The greatest gift for me during this pandemic was the time with my family. We had dinner together every night during the initial quarantine. Despite the fact that we were not able to gather for Eucharist around the table of the Lord, we had the gift of a different kind of Eucharist, a different meal of thanksgiving. In the Eucharist, we are nourished, we are strengthened. Well, my family and I found nourishment in our dinners together as we shared our frustrations and our joys, as we shared in laughter and appreciated just being together. This pandemic gave me a greater appreciation for the gift of my family.

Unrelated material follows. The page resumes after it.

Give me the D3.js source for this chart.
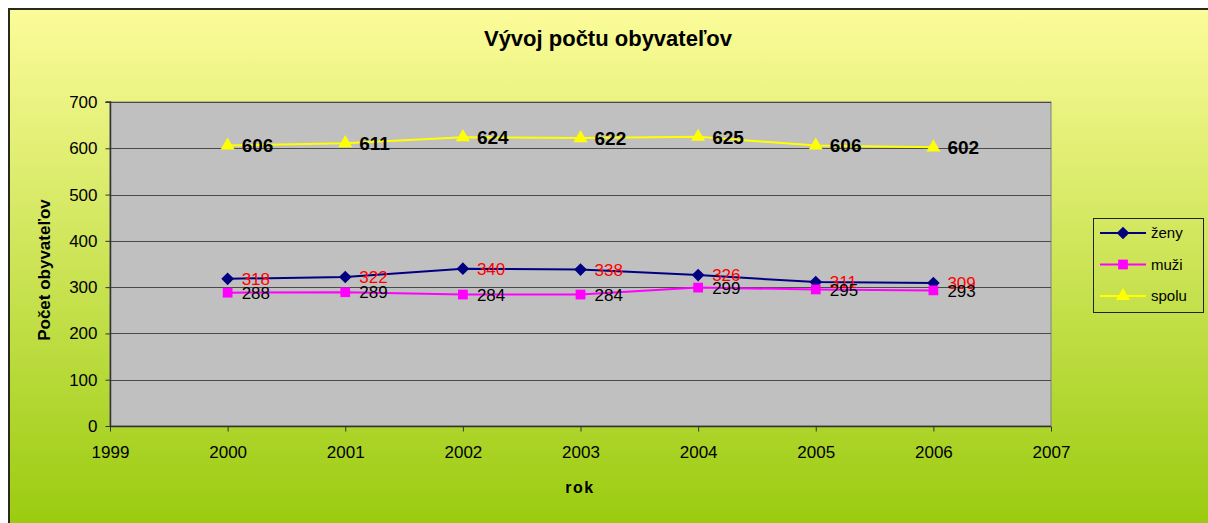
<!DOCTYPE html>
<html><head><meta charset="utf-8">
<script src="https://cdn.jsdelivr.net/npm/d3@7"></script>
<style>html,body{margin:0;padding:0;background:#fff;overflow:hidden}svg{display:block;font-family:"Liberation Sans",Arial,sans-serif}</style>
</head><body>
<svg id="c" width="1208" height="523"></svg>
<script>
const years = [2000, 2001, 2002, 2003, 2004, 2005, 2006];
const zeny = [318, 322, 340, 338, 326, 311, 309];
const muzi = [288, 289, 284, 284, 299, 295, 293];
const spolu = [606, 611, 624, 622, 625, 606, 602];
const yTicks = [0, 100, 200, 300, 400, 500, 600, 700];
const xTicks = [1999, 2000, 2001, 2002, 2003, 2004, 2005, 2006, 2007];
const seriesNames = ["ženy", "muži", "spolu"];

const svg = d3.select("#c");
const defs = svg.append("defs");
const g = defs.append("linearGradient").attr("id","bg").attr("x1",0).attr("y1",0).attr("x2",0).attr("y2",1);
g.append("stop").attr("offset","0%").attr("stop-color","#FCFC9A");
g.append("stop").attr("offset","100%").attr("stop-color","#98CA0C");

svg.append("rect").attr("x",9).attr("y",9).attr("width",1210).attr("height",530)
  .attr("fill","url(#bg)").attr("stroke","#2a2a1a").attr("stroke-width",2);

const L = 110, R = 1051, T = 102, B = 426;
const x = d3.scaleLinear().domain([1999, 2007]).range([L, R]);
const y = d3.scaleLinear().domain([0, 700]).range([B, T]);

svg.append("rect").attr("x",L).attr("y",T).attr("width",R-L).attr("height",B-T)
  .attr("fill","#C0C0C0").attr("stroke","#808080").attr("stroke-width",1);

// gridlines
svg.append("g").selectAll("line").data(yTicks.filter(d=>d>0)).join("line")
  .attr("x1",L).attr("x2",R).attr("y1",d=>Math.round(y(d))+0.5).attr("y2",d=>Math.round(y(d))+0.5)
  .attr("stroke","#4a4a4a").attr("stroke-width",1);

// axes
const yAxis = d3.axisLeft(y).tickValues(yTicks).tickSize(5).tickPadding(8);
const ya = svg.append("g").attr("transform",`translate(${L+0.5},0)`).call(yAxis);
const xAxis = d3.axisBottom(x).tickValues(xTicks).tickFormat(d3.format("d")).tickSize(5).tickPadding(14);
const xa = svg.append("g").attr("transform",`translate(0,${B+0.5})`).call(xAxis);
[ya, xa].forEach(a=>{
  a.select(".domain").attr("stroke","#333").attr("stroke-width",1.5);
  a.selectAll(".tick line").attr("stroke","#333");
  a.selectAll(".tick text").attr("fill","#000").style("font-size","17px").style("font-family","Liberation Sans, Arial, sans-serif");
});
ya.select(".domain").attr("d",`M-5,${T}H0V${B}`);
xa.select(".domain").attr("d",`M${L},0H${R}`);

// titles
svg.append("text").attr("x",608).attr("y",46).attr("text-anchor","middle")
  .style("font-size","22px").style("font-weight","bold").text("Vývoj počtu obyvateľov");
svg.append("text").attr("transform",`translate(50,${270}) rotate(-90)`).attr("text-anchor","middle")
  .style("font-size","17px").style("font-weight","bold").text("Počet obyvateľov");
svg.append("text").attr("x",580).attr("y",493).attr("text-anchor","middle")
  .style("font-size","16px").style("font-weight","bold").style("letter-spacing","1.5px").text("rok");

const diamond = { draw(ctx, size) { const r = Math.sqrt(size/2); ctx.moveTo(0,-r); ctx.lineTo(r,0); ctx.lineTo(0,r); ctx.lineTo(-r,0); ctx.closePath(); } };

const series = [
  {name: seriesNames[0], vals: zeny, color:"#000080", sym:diamond, size:80, lab:"#FF0000", fs:"17px", fw:"normal"},
  {name: seriesNames[1], vals: muzi, color:"#FF00FF", sym:d3.symbolSquare, size:95, lab:"#000000", fs:"17px", fw:"normal"},
  {name: seriesNames[2], vals: spolu, color:"#FFFF00", sym:d3.symbolTriangle, size:85, lab:"#000000", fs:"19px", fw:"bold"}
];
const line = d3.line().x((d,i)=>x(years[i])).y(d=>y(d));
series.forEach(s=>{
  svg.append("path").datum(s.vals).attr("d",line).attr("fill","none").attr("stroke",s.color).attr("stroke-width",2);
  svg.append("g").selectAll("path").data(s.vals).join("path")
    .attr("transform",(d,i)=>`translate(${x(years[i])},${y(d)})`)
    .attr("d",d3.symbol(s.sym,s.size)).attr("fill",s.color);
});
series.forEach(s=>{
  svg.append("g").selectAll("text").data(s.vals).join("text")
    .attr("x",(d,i)=>x(years[i])+14).attr("y",d=>y(d)).attr("dy","0.36em")
    .attr("fill",s.lab).style("font-size",s.fs).style("font-weight",s.fw).text(d=>d);
});

// legend
const lg = svg.append("g");
lg.append("rect").attr("x",1093.5).attr("y",218.5).attr("width",110).attr("height",94)
  .attr("fill","none").attr("stroke","#222").attr("stroke-width",1);
series.forEach((s,i)=>{
  const yy = 233 + i*31.5;
  lg.append("line").attr("x1",1100).attr("x2",1146).attr("y1",yy).attr("y2",yy).attr("stroke",s.color).attr("stroke-width",2);
  lg.append("path").attr("transform",`translate(1123,${yy})`).attr("d",d3.symbol(s.sym,s.size)).attr("fill",s.color);
  lg.append("text").attr("x",1151).attr("y",yy).attr("dy","0.36em").style("font-size","15px").text(s.name);
});
</script>
</body></html>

It’s not easy being parents today. It certainly isn’t. That’s why we need faith, that’s why we need the Eucharist. We need to be strengthened and nourished by the example and words of Christ, but we also need to be connected to each other. Our children may not always enjoy attending Mass. They may not always see religion as cool or relevant or really making a difference in their lives, but we must give them that gift of faith. That gift of faith will help them get through these challenging times. It will help them deal with their losses, deal with the challenges of feeling disconnected when they are forced to go to school virtually and when they are not able to spend time with their friends. I have encountered many students this year who are struggling with these losses and are having a difficult time seeing the positive. A gift of faith will help them have greater respect for themselves and others, especially in this time when so many feel lost on the margins. If we guide our children in their faith, we can call them to a greater awareness of seeing all as children of God who have dignity and worth, thus helping them to see that dignity and worth within themselves.

I recently completed a 30-day retreat with the men’s group at my parish that I mentioned earlier. The retreat challenged us to look at our various roles as son, father, husband, and friend. Each day provided a reflection and some days the reflections were pretty challenging. They made you take an honest look at your imperfections. The real challenge, however, was sharing these imperfections with your partner in the retreat. This really held you accountable to truly enter into the retreat and not simply go through the motions. It really called us to take an honest look at ourselves and our relationship with God. At the end of the retreat, we gathered together to share our experiences. The men in the group ranged in age from 25 to 60. The reactions were pretty amazing. One of the men who was in his 50s said, “Wow! I really wish I had this when I was in my teens and twenties. Maybe I would not have been such an idiot.” Another guy said, “I’m glad I have this now, because I don’t know what I would have done with it when I was in my teens.” My response to all of that is, “God meets us where we are, when we are. He is always reaching out to us and is ready for us when we are ready for him. However, we cannot respond if we don’t have the gift of faith.” Let’s be thankful we have that gift and let’s do all we can to give it to those we love as we do our best to Carry our Sons to the Father.